• Data:
....

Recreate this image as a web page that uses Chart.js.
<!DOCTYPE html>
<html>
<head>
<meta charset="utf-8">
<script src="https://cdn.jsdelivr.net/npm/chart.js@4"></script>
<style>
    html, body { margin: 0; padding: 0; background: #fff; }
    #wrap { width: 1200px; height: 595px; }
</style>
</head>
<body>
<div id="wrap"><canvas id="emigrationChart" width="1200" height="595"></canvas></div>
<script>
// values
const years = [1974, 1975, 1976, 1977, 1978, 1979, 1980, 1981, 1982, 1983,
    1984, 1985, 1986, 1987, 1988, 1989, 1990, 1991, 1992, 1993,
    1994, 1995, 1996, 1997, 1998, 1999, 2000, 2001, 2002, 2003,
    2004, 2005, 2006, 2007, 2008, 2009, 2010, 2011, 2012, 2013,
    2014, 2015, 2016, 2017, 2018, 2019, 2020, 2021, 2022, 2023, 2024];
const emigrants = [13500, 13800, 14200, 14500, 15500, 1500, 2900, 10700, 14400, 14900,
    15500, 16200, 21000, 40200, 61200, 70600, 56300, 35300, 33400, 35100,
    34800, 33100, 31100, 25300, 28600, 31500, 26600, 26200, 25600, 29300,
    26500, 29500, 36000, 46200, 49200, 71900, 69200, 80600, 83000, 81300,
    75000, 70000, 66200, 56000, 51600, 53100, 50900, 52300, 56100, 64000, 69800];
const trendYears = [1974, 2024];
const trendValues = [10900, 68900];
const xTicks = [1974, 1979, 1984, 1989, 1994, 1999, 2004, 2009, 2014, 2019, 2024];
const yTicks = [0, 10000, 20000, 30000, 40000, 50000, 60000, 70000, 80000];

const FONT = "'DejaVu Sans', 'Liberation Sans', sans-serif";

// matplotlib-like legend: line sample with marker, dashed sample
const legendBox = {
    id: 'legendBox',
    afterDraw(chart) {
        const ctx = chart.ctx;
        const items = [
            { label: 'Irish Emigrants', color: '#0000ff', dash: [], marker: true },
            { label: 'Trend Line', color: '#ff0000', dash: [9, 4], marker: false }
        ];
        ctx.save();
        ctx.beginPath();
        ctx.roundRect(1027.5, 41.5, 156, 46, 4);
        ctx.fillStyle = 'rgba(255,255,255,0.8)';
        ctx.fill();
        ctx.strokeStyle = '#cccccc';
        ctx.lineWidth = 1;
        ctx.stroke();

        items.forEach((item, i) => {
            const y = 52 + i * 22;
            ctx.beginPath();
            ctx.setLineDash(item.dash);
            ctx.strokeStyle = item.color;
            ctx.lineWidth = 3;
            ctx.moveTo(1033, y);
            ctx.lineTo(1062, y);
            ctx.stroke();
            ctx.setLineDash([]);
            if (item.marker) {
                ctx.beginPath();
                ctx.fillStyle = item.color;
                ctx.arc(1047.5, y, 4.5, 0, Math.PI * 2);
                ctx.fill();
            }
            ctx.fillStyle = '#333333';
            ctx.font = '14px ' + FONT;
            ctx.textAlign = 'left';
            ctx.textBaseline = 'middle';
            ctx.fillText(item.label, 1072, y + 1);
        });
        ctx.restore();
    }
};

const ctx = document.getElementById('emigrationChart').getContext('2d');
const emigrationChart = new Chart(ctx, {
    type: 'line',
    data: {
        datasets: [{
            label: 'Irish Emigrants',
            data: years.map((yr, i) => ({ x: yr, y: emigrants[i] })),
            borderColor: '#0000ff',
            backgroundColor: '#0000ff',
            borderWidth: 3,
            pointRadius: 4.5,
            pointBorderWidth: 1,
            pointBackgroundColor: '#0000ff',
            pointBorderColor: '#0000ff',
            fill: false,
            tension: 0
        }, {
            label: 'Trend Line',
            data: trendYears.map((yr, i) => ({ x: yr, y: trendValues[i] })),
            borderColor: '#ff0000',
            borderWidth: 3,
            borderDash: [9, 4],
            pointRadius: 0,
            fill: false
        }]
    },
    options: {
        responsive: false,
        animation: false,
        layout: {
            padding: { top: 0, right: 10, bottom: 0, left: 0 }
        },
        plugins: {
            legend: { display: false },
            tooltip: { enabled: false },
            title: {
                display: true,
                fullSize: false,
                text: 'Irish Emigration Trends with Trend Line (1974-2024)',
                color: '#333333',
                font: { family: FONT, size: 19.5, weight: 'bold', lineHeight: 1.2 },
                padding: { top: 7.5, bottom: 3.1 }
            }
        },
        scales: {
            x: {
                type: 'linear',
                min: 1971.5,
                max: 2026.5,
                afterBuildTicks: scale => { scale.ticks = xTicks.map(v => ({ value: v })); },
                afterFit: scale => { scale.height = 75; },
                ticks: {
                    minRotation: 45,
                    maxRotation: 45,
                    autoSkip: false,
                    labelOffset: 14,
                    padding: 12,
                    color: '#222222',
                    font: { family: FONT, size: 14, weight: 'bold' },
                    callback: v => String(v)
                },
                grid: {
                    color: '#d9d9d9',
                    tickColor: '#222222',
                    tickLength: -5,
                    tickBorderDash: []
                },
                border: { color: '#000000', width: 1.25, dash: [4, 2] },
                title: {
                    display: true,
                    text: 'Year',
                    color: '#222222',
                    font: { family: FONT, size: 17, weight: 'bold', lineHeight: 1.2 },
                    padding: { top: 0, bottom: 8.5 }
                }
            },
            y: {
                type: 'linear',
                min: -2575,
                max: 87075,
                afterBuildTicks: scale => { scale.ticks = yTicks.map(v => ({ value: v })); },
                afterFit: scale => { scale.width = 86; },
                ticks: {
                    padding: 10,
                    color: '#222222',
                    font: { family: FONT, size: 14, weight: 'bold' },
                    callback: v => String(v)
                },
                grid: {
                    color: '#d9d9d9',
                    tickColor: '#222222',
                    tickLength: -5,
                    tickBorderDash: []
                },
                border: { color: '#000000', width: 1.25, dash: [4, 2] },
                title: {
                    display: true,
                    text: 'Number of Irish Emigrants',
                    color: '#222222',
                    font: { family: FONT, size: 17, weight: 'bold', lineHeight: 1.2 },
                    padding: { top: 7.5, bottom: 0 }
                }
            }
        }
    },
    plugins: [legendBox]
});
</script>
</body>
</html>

....

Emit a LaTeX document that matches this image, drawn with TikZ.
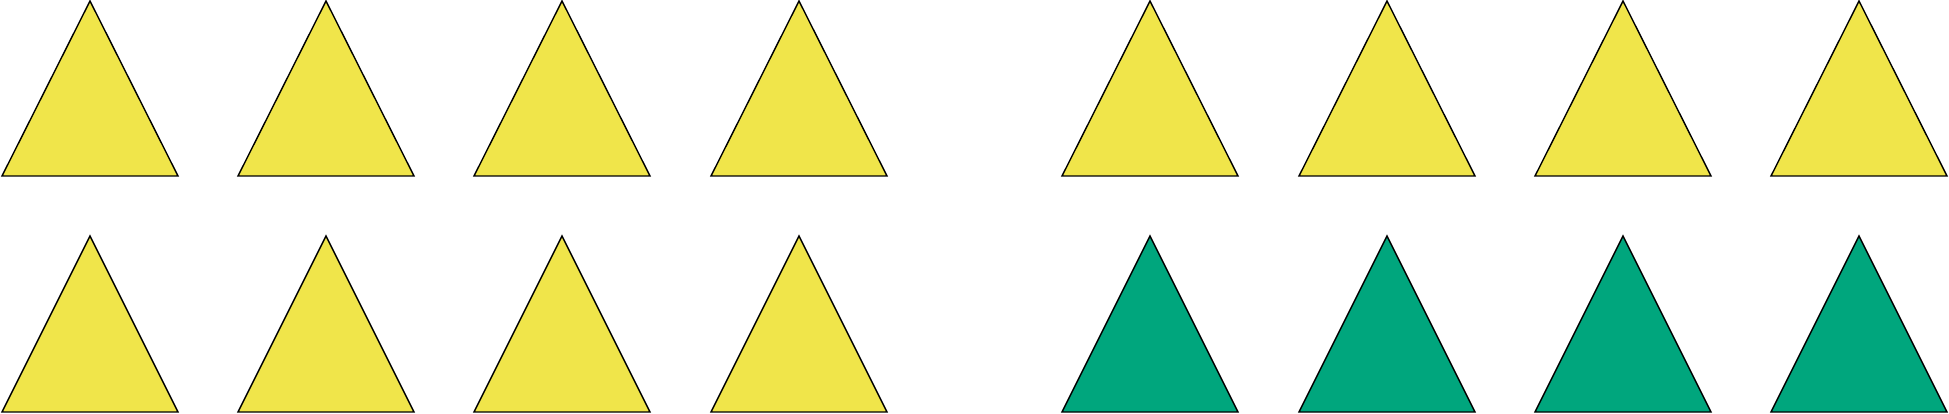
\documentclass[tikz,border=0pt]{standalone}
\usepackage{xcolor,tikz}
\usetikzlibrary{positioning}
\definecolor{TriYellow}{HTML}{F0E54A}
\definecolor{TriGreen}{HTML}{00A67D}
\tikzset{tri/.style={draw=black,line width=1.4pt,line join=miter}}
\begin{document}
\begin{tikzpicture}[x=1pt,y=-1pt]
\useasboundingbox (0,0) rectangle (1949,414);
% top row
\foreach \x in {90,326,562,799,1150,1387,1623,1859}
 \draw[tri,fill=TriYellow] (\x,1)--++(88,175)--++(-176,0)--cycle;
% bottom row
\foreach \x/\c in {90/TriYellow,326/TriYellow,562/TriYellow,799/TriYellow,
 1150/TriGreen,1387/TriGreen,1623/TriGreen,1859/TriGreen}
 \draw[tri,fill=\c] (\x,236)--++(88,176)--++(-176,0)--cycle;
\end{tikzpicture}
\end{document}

....

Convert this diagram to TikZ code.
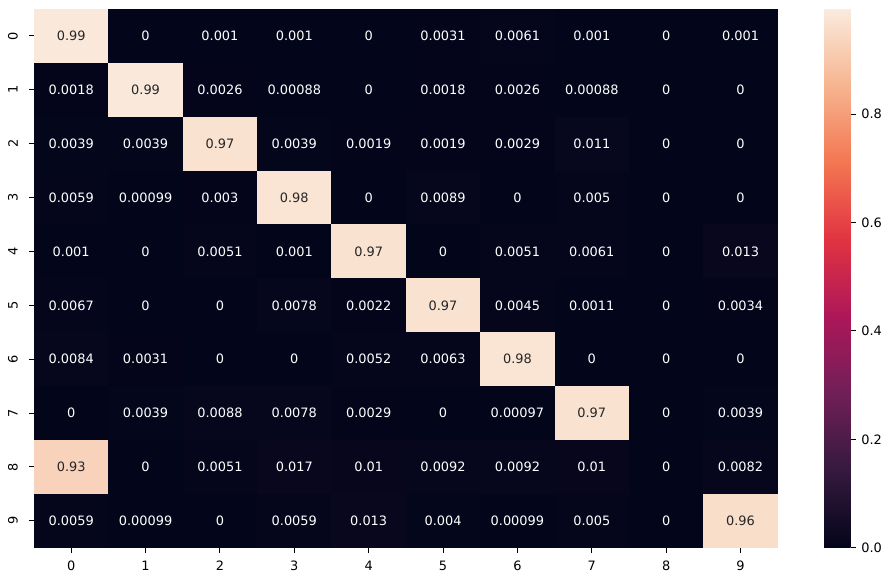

....

• Exercise requirements: Scan the listing above. Collect all lines with the word "that".

• Task result:
Recreate this image as a web page that uses Chart.js.
Emit a LaTeX document that matches this image, drawn with TikZ.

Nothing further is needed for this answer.